## Exercise requirements
Output exactly the lines from the line containing "Write the Chart.js code for this chart." through the line containing "339, 175, 122, 66, 66, 66, 41, 41, 41, 32, 23];", inclusive, and omit any pictures.

##############################

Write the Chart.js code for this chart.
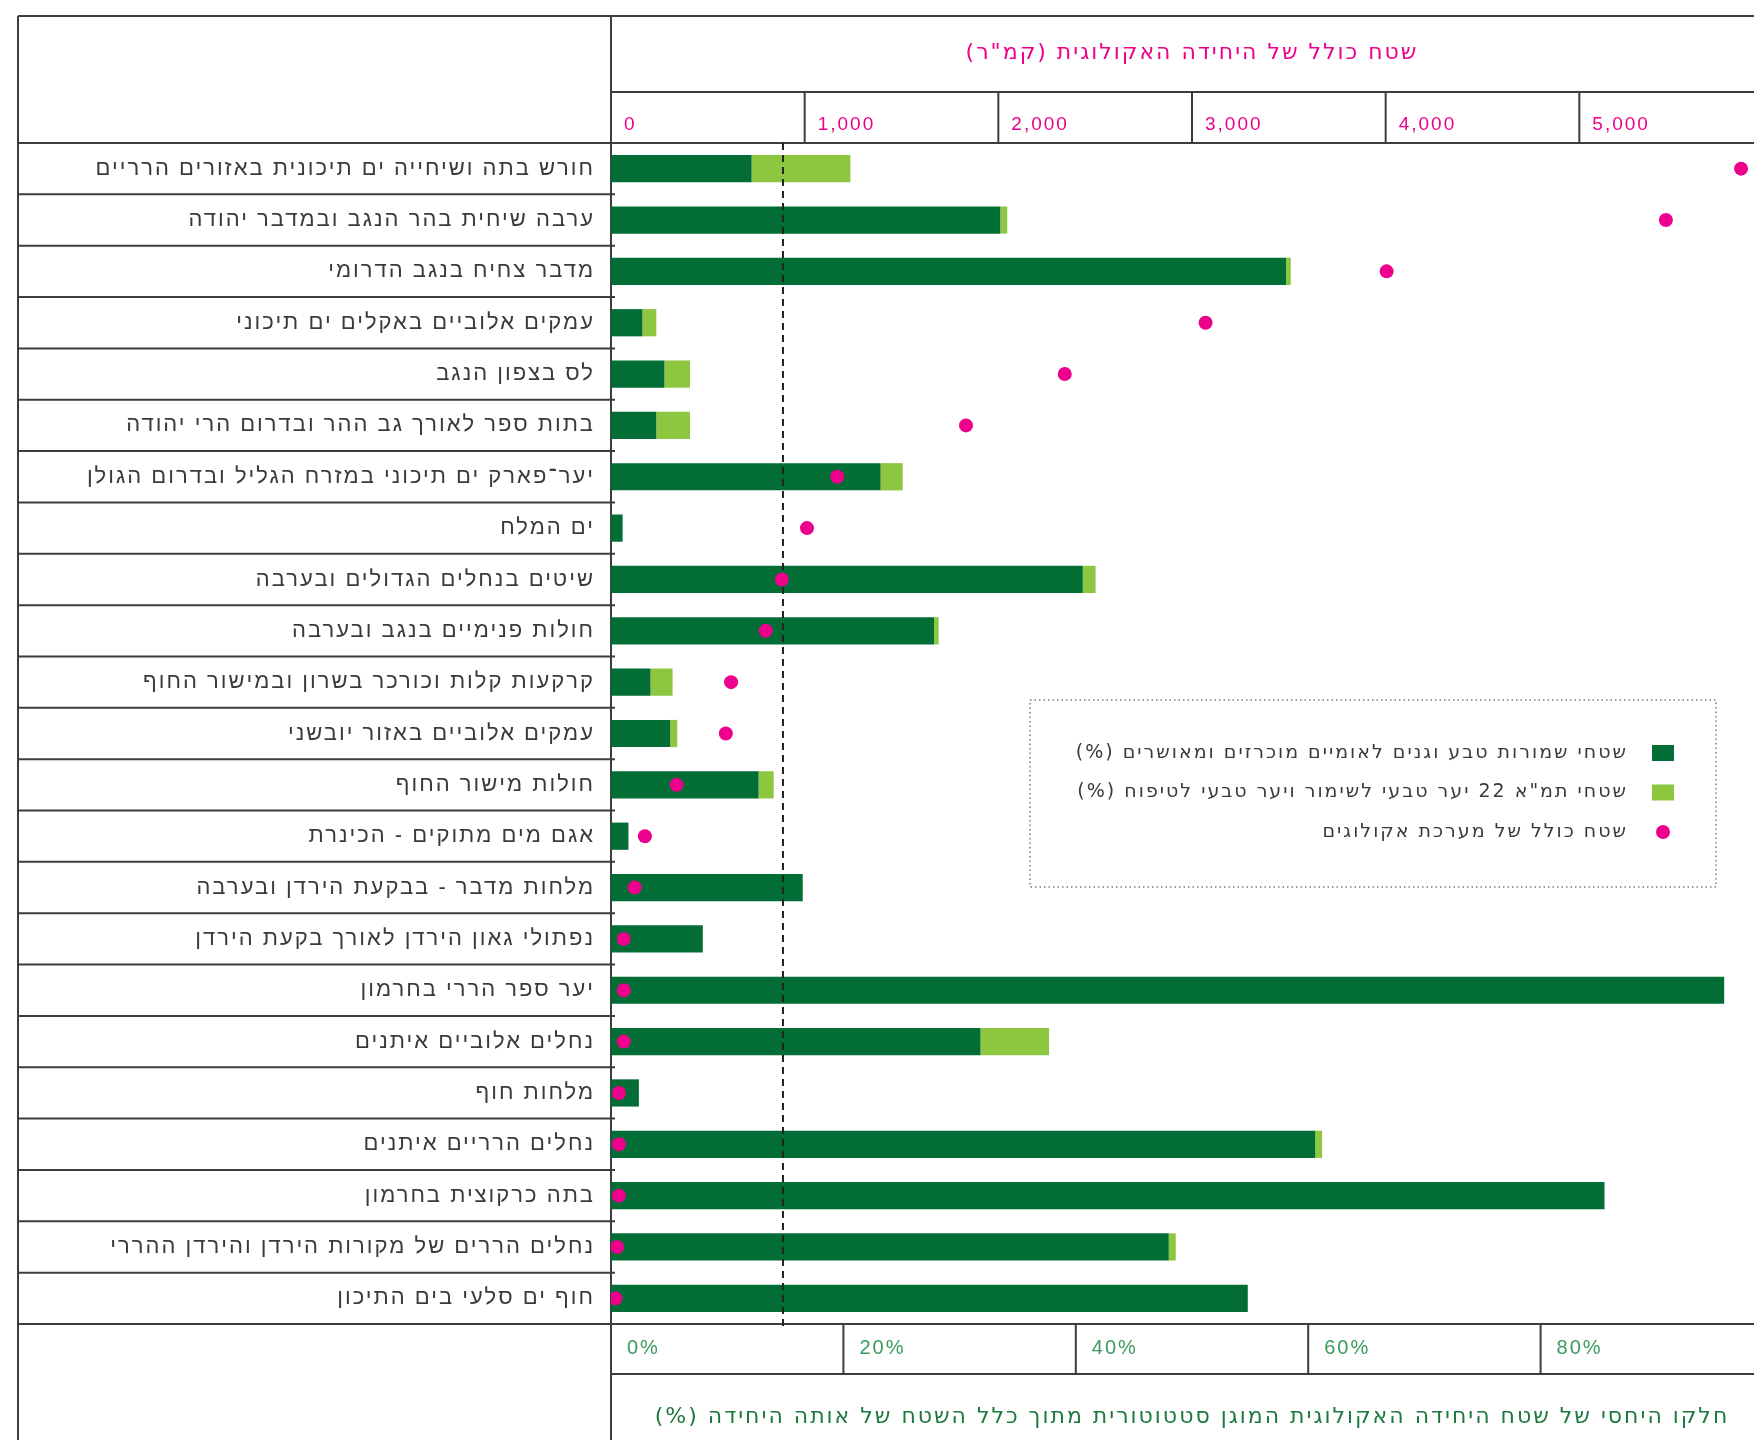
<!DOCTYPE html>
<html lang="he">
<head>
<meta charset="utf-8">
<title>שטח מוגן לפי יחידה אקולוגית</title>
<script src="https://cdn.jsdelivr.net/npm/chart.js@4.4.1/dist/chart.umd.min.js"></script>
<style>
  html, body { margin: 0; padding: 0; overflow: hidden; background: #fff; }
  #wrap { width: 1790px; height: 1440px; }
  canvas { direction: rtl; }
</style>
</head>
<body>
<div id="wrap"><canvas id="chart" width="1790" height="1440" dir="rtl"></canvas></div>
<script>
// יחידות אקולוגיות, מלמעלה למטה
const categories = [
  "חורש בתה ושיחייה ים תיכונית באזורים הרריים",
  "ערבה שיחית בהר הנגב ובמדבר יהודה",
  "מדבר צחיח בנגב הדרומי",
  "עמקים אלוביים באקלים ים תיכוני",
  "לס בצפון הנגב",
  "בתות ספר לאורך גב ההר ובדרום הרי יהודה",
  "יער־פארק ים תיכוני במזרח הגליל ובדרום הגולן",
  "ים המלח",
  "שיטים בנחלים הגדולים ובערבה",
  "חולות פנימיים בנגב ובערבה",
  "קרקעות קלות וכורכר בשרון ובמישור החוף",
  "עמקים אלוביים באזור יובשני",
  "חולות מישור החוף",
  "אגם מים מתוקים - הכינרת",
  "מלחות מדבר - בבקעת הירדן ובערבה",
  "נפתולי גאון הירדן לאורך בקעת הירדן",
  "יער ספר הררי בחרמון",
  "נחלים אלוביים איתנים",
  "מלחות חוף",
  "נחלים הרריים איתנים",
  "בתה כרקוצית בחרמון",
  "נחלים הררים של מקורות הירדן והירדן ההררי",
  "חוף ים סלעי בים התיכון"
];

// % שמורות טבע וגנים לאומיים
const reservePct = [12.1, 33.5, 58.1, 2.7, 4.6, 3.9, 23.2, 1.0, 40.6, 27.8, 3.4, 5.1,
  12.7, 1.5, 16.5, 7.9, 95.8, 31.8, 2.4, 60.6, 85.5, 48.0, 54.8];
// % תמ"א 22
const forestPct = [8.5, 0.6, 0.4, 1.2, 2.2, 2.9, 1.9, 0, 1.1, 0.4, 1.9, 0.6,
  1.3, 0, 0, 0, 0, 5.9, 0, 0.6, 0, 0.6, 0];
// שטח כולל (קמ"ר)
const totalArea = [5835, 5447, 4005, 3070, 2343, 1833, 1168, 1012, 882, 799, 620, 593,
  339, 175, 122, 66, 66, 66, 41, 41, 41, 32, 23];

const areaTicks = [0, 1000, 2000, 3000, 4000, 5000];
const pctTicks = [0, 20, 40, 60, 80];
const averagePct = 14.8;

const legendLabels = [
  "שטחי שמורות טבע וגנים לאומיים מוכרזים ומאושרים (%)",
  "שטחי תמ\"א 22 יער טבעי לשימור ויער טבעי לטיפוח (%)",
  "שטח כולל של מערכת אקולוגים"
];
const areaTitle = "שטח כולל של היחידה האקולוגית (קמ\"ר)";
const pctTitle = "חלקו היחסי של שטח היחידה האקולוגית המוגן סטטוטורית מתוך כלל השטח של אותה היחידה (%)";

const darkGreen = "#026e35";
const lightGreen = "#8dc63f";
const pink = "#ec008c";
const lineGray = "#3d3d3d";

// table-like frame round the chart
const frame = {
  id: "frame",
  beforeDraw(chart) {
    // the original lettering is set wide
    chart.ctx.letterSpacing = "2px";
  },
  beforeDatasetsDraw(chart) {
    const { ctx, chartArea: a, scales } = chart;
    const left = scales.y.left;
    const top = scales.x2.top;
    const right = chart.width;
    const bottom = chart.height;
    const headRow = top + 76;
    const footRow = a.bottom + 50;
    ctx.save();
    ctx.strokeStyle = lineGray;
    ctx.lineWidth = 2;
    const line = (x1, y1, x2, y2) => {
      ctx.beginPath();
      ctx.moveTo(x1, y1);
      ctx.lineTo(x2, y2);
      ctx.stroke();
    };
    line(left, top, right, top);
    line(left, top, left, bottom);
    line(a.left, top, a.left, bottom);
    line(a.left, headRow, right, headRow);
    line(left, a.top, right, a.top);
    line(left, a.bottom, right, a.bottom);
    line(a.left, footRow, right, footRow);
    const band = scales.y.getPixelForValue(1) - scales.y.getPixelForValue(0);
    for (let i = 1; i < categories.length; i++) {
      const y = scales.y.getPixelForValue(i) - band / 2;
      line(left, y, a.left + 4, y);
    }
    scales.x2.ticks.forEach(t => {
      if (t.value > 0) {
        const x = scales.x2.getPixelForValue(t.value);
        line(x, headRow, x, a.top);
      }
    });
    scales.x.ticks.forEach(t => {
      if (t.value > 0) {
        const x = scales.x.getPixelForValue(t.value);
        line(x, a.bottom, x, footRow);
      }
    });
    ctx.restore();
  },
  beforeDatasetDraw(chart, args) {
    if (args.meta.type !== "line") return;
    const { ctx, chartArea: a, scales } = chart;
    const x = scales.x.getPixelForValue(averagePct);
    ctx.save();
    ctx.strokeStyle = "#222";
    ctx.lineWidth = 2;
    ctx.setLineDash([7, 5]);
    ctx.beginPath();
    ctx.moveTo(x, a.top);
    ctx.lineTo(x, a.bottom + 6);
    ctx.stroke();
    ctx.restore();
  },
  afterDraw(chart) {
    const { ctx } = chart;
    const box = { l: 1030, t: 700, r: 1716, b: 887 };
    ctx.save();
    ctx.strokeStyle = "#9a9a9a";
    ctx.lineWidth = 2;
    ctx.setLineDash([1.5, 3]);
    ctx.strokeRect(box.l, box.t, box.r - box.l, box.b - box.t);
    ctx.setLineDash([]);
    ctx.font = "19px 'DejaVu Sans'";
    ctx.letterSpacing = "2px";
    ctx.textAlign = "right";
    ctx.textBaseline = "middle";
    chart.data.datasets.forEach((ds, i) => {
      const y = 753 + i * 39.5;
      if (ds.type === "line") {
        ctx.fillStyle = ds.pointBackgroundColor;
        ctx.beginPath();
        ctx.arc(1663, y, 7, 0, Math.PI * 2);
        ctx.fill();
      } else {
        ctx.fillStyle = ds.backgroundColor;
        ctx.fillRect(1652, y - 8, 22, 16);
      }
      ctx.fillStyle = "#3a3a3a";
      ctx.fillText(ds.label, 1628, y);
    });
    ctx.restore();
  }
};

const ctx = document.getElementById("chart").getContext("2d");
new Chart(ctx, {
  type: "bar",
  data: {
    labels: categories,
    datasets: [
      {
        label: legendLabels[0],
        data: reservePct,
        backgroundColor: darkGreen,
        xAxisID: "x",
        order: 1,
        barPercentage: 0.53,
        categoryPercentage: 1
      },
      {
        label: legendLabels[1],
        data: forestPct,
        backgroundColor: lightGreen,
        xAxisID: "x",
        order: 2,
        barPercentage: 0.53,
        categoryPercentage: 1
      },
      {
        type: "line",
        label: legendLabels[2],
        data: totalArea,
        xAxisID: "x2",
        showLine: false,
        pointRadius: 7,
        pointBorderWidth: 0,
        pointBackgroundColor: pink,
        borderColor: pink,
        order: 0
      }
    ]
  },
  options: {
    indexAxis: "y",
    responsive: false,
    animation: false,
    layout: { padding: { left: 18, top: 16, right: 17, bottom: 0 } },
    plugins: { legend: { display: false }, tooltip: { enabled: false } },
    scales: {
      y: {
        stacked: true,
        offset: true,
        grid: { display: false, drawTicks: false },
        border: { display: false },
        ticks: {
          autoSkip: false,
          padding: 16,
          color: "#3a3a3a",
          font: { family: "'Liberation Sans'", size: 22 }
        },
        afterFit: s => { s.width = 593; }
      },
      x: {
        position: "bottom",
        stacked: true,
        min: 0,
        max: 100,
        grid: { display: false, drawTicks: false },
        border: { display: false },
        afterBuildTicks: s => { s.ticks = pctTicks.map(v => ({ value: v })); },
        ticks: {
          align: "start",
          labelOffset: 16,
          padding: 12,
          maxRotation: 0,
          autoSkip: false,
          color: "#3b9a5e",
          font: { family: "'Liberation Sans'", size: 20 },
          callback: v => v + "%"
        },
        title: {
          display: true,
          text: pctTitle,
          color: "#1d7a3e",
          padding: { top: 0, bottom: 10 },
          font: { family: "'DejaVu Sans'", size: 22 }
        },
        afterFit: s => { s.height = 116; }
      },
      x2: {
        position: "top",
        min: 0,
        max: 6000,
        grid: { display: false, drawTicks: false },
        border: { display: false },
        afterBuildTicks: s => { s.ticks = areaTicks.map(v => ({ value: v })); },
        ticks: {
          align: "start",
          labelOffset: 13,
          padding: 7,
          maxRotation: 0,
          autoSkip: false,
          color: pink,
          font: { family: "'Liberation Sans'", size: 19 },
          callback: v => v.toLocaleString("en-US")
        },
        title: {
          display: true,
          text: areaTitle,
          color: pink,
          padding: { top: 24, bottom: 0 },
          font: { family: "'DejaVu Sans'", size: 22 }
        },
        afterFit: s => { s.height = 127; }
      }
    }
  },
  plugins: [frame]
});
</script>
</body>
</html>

##############################

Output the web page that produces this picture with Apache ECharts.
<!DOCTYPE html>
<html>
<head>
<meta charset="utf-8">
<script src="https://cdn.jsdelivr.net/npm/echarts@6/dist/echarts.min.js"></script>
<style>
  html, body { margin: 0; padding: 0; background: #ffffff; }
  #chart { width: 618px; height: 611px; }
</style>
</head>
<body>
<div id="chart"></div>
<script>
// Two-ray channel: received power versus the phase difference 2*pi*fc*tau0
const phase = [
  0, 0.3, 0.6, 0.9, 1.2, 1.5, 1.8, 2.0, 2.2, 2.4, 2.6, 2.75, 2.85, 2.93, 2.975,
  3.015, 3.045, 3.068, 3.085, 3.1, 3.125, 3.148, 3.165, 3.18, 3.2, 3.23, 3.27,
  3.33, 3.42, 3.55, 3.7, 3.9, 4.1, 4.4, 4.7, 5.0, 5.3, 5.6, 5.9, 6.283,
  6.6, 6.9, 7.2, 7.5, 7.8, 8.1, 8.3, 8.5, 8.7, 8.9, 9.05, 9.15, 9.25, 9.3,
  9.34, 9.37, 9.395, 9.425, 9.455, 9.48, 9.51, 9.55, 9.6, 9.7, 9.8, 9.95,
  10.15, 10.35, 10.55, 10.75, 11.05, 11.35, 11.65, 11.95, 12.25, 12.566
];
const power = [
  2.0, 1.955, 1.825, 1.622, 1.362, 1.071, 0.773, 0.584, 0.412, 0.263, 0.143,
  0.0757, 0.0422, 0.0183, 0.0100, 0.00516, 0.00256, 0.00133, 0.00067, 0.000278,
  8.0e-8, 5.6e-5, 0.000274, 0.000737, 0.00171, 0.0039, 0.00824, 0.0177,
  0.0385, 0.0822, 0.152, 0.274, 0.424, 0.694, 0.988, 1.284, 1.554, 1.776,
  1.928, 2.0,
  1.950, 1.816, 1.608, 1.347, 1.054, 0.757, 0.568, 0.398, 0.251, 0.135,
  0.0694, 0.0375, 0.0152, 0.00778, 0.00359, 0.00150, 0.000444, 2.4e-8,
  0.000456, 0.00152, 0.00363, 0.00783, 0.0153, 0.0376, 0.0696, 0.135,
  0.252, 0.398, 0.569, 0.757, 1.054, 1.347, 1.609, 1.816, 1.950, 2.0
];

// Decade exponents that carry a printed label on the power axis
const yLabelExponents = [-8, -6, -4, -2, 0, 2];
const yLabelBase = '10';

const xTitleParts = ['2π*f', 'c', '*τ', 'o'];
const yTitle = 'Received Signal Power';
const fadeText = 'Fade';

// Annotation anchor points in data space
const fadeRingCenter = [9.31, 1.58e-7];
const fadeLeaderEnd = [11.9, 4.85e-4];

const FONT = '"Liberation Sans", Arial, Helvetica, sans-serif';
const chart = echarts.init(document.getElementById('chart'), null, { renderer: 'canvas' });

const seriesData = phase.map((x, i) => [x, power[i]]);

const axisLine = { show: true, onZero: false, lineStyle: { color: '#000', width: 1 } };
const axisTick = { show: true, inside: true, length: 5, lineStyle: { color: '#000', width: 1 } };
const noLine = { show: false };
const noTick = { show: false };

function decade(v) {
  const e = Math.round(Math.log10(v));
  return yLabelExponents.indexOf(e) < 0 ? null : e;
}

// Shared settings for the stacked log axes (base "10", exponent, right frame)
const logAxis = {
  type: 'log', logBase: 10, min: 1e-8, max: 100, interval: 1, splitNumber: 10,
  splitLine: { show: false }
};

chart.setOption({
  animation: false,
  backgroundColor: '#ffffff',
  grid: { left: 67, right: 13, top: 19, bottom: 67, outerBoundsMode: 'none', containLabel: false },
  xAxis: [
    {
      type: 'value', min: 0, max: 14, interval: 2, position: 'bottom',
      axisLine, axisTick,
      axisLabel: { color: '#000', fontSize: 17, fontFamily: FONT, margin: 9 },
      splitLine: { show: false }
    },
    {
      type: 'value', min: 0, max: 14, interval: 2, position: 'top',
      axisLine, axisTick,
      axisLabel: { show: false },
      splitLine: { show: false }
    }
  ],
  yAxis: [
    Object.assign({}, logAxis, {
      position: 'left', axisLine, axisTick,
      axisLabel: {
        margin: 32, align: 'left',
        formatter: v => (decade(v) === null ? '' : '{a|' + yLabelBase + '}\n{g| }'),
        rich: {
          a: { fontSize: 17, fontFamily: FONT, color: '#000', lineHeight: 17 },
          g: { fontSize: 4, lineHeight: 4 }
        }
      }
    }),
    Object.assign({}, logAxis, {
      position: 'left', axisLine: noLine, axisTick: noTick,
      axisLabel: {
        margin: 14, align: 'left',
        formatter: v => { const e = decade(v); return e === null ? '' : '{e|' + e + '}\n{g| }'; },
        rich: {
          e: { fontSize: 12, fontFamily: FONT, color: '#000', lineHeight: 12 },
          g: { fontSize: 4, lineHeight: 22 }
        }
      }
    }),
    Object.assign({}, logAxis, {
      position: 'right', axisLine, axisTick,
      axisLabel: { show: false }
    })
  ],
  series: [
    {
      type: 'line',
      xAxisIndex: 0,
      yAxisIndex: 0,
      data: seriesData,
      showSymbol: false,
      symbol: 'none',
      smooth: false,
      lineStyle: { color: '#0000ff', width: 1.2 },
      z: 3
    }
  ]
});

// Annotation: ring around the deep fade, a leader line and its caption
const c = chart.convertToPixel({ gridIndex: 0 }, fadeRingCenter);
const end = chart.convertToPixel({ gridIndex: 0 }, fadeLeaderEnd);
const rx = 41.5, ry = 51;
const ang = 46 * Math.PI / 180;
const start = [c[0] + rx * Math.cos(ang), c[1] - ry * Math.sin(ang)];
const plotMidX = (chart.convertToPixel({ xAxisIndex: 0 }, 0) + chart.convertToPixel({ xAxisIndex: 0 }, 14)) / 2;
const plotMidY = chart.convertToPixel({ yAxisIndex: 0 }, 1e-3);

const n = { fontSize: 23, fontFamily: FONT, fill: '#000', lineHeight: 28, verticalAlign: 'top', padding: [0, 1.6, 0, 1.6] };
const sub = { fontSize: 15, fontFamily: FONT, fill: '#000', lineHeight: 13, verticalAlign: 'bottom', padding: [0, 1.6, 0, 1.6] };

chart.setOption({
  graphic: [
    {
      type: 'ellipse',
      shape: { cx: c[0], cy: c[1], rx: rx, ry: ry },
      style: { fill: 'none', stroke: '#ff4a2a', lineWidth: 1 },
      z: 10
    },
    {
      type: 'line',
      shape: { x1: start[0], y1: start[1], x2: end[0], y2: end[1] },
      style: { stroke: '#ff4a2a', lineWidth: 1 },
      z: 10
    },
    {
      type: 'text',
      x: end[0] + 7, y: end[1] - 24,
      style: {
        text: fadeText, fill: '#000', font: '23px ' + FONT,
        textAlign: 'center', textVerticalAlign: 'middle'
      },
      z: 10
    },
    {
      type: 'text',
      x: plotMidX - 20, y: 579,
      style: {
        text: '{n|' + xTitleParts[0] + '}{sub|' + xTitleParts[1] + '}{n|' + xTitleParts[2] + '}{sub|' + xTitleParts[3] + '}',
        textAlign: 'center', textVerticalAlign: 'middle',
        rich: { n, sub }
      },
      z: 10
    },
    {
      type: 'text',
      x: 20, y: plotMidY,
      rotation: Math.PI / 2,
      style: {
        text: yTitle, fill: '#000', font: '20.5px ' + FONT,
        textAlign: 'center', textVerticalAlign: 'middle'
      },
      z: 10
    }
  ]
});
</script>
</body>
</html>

##############################

## Answer to the task
Write the Chart.js code for this chart.
<!DOCTYPE html>
<html lang="he">
<head>
<meta charset="utf-8">
<title>שטח מוגן לפי יחידה אקולוגית</title>
<script src="https://cdn.jsdelivr.net/npm/chart.js@4.4.1/dist/chart.umd.min.js"></script>
<style>
  html, body { margin: 0; padding: 0; overflow: hidden; background: #fff; }
  #wrap { width: 1790px; height: 1440px; }
  canvas { direction: rtl; }
</style>
</head>
<body>
<div id="wrap"><canvas id="chart" width="1790" height="1440" dir="rtl"></canvas></div>
<script>
// יחידות אקולוגיות, מלמעלה למטה
const categories = [
  "חורש בתה ושיחייה ים תיכונית באזורים הרריים",
  "ערבה שיחית בהר הנגב ובמדבר יהודה",
  "מדבר צחיח בנגב הדרומי",
  "עמקים אלוביים באקלים ים תיכוני",
  "לס בצפון הנגב",
  "בתות ספר לאורך גב ההר ובדרום הרי יהודה",
  "יער־פארק ים תיכוני במזרח הגליל ובדרום הגולן",
  "ים המלח",
  "שיטים בנחלים הגדולים ובערבה",
  "חולות פנימיים בנגב ובערבה",
  "קרקעות קלות וכורכר בשרון ובמישור החוף",
  "עמקים אלוביים באזור יובשני",
  "חולות מישור החוף",
  "אגם מים מתוקים - הכינרת",
  "מלחות מדבר - בבקעת הירדן ובערבה",
  "נפתולי גאון הירדן לאורך בקעת הירדן",
  "יער ספר הררי בחרמון",
  "נחלים אלוביים איתנים",
  "מלחות חוף",
  "נחלים הרריים איתנים",
  "בתה כרקוצית בחרמון",
  "נחלים הררים של מקורות הירדן והירדן ההררי",
  "חוף ים סלעי בים התיכון"
];

// % שמורות טבע וגנים לאומיים
const reservePct = [12.1, 33.5, 58.1, 2.7, 4.6, 3.9, 23.2, 1.0, 40.6, 27.8, 3.4, 5.1,
  12.7, 1.5, 16.5, 7.9, 95.8, 31.8, 2.4, 60.6, 85.5, 48.0, 54.8];
// % תמ"א 22
const forestPct = [8.5, 0.6, 0.4, 1.2, 2.2, 2.9, 1.9, 0, 1.1, 0.4, 1.9, 0.6,
  1.3, 0, 0, 0, 0, 5.9, 0, 0.6, 0, 0.6, 0];
// שטח כולל (קמ"ר)
const totalArea = [5835, 5447, 4005, 3070, 2343, 1833, 1168, 1012, 882, 799, 620, 593,
  339, 175, 122, 66, 66, 66, 41, 41, 41, 32, 23];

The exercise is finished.